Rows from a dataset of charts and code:
-- start --

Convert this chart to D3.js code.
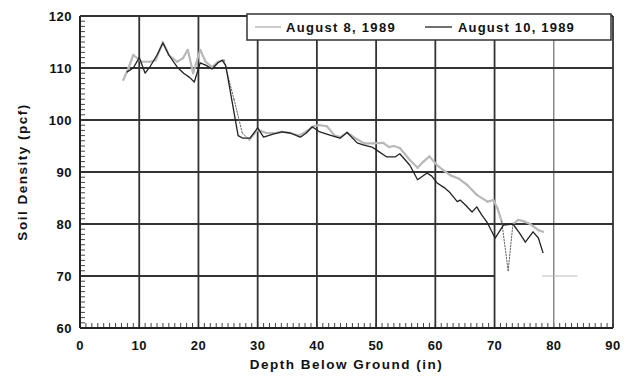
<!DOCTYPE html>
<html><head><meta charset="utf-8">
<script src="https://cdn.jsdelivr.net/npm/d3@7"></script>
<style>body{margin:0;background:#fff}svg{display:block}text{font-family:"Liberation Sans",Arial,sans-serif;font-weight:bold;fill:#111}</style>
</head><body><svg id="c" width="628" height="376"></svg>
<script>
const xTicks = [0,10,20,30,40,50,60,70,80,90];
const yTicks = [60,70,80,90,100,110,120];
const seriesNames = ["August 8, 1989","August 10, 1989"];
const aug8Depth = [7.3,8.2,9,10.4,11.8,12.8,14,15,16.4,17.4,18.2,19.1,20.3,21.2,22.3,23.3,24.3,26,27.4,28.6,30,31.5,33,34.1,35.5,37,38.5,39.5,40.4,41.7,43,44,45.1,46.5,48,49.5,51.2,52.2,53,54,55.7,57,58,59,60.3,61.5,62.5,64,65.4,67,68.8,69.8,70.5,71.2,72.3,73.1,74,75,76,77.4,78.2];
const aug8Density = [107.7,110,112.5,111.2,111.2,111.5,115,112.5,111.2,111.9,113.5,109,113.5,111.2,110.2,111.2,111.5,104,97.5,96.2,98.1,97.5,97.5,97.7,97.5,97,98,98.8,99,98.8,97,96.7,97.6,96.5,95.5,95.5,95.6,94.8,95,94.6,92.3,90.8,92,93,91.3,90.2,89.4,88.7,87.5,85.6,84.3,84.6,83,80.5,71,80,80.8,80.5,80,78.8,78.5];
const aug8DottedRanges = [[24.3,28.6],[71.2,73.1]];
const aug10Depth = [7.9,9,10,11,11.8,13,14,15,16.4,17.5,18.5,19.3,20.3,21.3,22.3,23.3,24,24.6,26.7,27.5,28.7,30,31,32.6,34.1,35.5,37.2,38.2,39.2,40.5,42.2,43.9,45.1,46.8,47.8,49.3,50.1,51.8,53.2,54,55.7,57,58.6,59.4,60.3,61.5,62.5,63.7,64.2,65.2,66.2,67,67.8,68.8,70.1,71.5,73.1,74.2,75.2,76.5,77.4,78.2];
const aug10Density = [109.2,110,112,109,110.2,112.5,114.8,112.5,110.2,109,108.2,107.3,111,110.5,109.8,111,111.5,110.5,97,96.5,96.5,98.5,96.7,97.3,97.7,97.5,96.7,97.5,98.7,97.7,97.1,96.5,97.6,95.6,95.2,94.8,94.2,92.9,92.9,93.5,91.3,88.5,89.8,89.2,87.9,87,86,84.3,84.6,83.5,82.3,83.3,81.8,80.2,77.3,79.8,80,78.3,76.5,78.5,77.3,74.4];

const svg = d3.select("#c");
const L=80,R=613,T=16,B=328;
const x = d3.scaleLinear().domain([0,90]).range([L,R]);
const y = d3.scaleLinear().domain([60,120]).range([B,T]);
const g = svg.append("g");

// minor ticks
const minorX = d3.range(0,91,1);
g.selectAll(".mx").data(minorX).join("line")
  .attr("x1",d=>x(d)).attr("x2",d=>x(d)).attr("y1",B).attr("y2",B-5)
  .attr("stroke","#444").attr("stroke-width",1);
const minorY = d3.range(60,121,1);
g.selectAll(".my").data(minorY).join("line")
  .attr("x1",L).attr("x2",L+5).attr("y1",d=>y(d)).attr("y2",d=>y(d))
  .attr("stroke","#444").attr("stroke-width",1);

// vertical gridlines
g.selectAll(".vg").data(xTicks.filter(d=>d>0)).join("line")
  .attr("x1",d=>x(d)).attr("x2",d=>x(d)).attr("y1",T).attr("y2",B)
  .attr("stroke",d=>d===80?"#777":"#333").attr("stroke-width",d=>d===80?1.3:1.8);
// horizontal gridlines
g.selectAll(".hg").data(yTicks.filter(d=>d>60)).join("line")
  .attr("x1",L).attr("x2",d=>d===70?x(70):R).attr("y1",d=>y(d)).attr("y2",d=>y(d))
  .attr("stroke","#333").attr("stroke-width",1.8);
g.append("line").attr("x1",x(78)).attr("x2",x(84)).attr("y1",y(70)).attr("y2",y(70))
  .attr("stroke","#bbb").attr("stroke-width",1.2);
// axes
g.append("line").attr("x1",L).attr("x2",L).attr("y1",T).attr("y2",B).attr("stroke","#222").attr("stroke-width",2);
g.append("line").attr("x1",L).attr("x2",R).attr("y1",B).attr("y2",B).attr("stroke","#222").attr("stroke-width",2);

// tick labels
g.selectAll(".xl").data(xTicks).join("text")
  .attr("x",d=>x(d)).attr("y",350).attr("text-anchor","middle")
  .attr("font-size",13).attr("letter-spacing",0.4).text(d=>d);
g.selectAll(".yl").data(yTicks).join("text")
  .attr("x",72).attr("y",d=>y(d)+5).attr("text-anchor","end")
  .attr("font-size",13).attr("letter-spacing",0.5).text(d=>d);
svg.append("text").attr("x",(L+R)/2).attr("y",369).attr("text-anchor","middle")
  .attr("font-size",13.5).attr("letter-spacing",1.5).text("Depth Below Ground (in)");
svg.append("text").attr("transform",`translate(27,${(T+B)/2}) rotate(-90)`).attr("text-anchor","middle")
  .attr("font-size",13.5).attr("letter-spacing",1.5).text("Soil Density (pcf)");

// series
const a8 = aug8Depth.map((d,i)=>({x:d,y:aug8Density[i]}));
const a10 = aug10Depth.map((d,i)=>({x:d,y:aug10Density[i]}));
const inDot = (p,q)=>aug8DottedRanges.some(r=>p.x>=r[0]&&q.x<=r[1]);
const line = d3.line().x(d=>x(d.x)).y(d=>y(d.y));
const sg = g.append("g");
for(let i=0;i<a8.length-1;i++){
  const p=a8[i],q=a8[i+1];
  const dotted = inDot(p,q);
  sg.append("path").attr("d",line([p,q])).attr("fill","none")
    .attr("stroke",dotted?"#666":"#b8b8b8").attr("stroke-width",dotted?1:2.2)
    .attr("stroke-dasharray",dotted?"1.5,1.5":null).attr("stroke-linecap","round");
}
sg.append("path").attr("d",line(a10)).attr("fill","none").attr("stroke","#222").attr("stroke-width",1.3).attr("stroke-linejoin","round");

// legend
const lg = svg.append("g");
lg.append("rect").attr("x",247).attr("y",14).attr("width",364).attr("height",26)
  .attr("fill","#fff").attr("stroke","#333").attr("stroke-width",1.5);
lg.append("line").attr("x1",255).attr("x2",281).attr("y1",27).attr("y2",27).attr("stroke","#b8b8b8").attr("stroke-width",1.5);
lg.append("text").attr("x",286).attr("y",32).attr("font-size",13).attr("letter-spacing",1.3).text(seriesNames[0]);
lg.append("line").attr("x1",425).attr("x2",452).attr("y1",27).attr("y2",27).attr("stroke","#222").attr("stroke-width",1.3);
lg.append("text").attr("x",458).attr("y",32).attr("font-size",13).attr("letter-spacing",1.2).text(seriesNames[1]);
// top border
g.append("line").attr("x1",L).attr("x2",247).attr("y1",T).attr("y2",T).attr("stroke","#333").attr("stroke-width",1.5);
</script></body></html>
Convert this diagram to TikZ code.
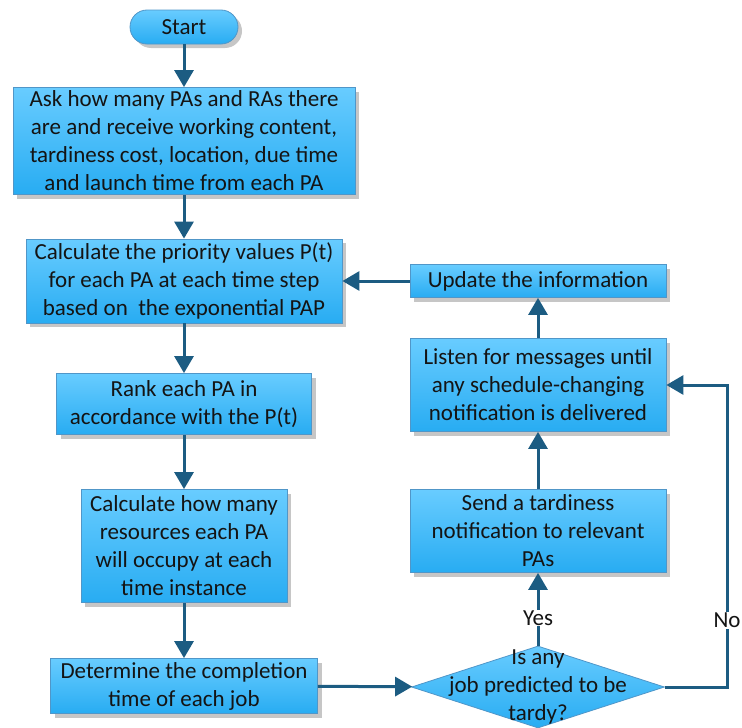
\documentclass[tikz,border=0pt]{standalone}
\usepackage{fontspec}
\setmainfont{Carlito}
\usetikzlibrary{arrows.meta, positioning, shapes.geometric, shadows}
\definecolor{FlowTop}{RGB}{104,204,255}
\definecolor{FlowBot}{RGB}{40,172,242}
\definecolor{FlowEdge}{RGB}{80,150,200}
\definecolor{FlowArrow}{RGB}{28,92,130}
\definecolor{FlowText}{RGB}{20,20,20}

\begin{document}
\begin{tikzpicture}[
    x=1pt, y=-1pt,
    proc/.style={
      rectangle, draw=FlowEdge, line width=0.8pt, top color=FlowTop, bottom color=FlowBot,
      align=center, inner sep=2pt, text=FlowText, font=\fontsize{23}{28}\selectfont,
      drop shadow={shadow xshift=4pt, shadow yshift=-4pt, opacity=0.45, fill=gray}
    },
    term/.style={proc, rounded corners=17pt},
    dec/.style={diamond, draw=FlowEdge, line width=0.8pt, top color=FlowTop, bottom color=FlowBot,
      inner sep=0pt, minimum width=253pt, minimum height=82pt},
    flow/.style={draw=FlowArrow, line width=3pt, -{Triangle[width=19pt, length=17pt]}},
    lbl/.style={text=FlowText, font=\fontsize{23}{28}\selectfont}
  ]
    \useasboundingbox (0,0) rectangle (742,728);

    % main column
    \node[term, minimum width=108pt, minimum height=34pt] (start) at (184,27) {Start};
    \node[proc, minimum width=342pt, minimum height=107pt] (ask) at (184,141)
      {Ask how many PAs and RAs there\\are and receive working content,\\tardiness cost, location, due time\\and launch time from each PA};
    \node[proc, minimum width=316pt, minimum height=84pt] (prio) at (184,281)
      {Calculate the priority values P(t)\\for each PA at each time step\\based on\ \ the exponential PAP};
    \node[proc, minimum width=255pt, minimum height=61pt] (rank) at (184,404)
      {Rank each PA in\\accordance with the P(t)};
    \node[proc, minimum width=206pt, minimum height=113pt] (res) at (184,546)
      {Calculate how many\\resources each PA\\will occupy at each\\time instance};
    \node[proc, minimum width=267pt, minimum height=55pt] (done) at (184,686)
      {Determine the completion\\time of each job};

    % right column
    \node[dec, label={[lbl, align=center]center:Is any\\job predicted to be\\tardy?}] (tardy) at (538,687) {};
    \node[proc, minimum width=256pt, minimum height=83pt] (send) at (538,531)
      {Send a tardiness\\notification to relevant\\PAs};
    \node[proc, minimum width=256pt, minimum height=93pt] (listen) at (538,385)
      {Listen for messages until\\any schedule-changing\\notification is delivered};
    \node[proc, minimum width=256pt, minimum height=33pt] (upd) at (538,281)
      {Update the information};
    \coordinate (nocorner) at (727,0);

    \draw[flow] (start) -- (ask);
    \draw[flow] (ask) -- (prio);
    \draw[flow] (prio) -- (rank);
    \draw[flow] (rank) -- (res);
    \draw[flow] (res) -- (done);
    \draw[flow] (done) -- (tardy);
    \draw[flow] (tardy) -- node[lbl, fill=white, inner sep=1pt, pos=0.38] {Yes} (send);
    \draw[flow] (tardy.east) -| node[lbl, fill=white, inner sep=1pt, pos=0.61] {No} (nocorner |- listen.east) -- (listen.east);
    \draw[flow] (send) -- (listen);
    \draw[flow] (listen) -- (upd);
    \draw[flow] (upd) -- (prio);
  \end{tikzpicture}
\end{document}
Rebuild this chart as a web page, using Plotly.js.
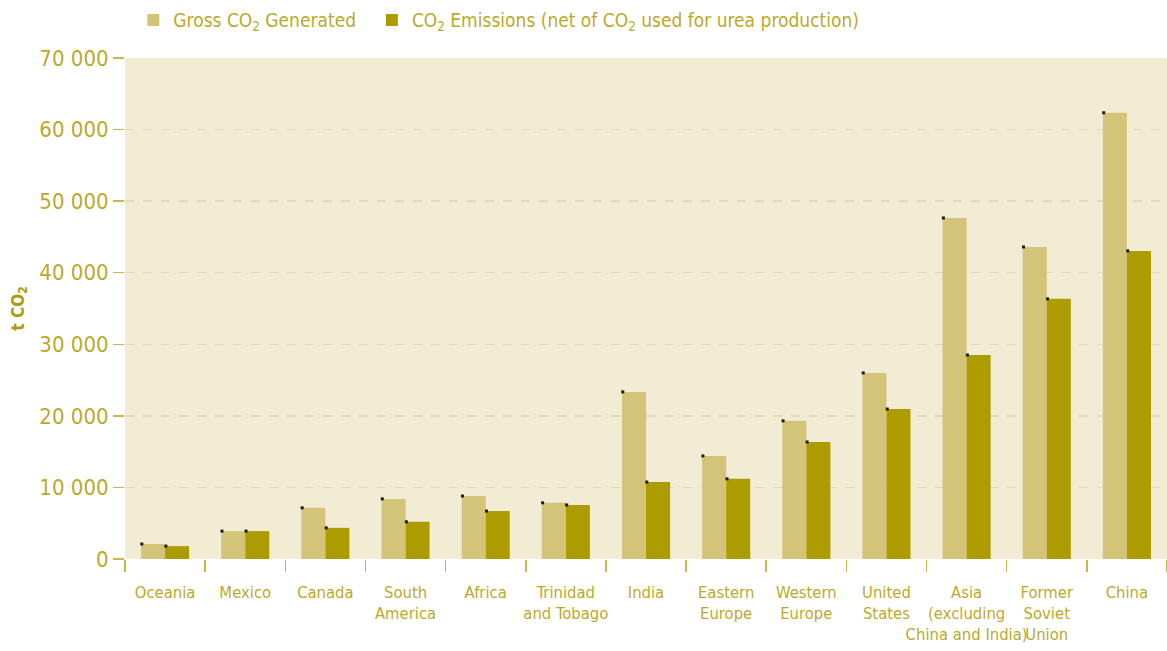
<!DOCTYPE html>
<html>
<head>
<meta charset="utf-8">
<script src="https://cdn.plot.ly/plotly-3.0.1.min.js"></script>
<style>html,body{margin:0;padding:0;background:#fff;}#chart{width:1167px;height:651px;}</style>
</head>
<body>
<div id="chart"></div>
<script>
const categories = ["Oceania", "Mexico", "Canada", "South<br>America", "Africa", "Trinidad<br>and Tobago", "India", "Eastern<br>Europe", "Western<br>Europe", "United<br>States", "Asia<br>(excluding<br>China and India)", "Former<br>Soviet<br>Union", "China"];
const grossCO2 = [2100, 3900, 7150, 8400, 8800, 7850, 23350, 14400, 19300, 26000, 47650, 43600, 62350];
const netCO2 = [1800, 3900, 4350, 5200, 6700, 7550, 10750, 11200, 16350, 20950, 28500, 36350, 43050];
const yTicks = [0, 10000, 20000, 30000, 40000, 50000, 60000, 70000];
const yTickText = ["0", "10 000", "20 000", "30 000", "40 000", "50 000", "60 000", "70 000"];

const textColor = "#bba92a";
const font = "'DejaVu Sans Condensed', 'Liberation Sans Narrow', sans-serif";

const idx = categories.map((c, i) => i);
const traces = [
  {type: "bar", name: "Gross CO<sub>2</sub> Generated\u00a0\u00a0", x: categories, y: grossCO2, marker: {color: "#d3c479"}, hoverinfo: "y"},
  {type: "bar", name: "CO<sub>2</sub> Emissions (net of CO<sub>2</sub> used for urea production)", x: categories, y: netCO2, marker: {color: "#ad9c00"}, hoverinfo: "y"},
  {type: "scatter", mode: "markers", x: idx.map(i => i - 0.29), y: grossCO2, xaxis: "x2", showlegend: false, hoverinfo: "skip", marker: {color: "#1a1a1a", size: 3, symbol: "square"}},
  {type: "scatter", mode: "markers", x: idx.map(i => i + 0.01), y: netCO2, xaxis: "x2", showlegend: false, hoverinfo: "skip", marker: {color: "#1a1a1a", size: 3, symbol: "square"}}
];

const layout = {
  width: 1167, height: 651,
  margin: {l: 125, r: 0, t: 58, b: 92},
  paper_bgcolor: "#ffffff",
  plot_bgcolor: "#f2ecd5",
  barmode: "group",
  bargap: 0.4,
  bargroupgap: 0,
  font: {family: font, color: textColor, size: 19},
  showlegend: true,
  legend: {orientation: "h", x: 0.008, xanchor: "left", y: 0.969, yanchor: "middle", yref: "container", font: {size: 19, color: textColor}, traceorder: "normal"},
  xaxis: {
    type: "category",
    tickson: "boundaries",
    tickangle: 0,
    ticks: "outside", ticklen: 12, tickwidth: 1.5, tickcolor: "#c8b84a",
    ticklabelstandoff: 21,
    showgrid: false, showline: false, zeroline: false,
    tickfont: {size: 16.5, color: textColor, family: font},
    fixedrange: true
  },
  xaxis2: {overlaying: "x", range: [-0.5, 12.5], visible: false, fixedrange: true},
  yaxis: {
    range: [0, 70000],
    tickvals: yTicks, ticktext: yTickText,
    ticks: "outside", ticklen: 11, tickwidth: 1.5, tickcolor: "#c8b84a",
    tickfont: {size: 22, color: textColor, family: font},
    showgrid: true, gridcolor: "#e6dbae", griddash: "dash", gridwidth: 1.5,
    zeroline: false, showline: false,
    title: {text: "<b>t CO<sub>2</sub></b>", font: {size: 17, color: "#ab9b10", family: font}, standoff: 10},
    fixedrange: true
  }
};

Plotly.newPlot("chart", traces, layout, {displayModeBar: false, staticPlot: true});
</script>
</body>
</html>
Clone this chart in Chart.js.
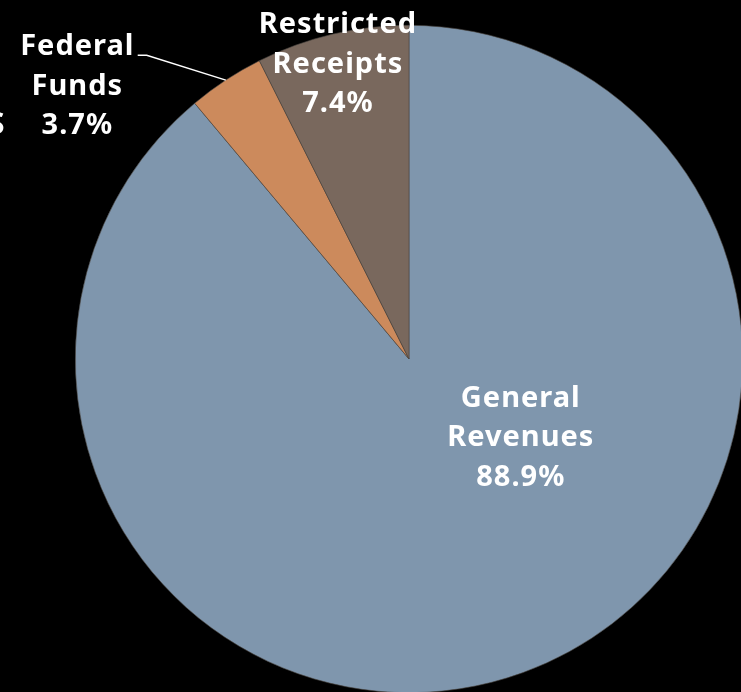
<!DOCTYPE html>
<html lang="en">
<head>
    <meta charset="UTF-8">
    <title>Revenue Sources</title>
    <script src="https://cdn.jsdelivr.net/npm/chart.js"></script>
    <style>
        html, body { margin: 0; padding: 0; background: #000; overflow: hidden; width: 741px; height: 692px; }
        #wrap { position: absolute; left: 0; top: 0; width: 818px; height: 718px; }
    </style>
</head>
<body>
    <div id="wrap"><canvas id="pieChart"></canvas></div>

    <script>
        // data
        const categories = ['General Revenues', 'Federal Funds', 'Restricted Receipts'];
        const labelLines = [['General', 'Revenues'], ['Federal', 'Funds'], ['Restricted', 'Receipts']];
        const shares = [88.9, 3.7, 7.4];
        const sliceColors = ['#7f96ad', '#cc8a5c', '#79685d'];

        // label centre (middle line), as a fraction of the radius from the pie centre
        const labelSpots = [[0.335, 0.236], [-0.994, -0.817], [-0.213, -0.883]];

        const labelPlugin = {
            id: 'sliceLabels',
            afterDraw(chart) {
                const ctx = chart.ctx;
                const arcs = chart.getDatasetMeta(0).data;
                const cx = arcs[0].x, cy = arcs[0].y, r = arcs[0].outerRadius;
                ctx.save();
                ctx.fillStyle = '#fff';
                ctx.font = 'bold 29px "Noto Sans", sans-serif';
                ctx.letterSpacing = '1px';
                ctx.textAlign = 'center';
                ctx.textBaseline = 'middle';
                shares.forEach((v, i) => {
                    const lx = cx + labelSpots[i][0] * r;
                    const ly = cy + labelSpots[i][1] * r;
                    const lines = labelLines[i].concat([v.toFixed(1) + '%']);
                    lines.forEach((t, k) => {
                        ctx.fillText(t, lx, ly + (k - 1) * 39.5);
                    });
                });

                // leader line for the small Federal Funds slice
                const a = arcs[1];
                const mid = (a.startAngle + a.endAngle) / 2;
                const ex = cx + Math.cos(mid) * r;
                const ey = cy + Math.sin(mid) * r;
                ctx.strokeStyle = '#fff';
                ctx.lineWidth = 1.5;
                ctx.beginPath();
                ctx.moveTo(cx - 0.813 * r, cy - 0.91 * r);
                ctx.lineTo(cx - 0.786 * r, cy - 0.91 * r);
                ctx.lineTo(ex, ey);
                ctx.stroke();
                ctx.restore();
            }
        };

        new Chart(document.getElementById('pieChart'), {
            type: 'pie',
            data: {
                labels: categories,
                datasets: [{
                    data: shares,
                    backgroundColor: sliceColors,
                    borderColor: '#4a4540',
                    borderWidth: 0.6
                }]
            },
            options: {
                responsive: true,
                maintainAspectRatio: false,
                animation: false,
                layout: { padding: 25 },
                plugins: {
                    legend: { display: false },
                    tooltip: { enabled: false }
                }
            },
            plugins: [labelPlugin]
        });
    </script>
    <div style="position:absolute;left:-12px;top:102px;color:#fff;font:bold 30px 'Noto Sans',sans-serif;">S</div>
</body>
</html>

-- end --

- **The problem**
Show, from the listing above, each line that contains the word "Convert".

- **Expected answer**
Convert this chart to D3.js code.
Convert this diagram to TikZ code.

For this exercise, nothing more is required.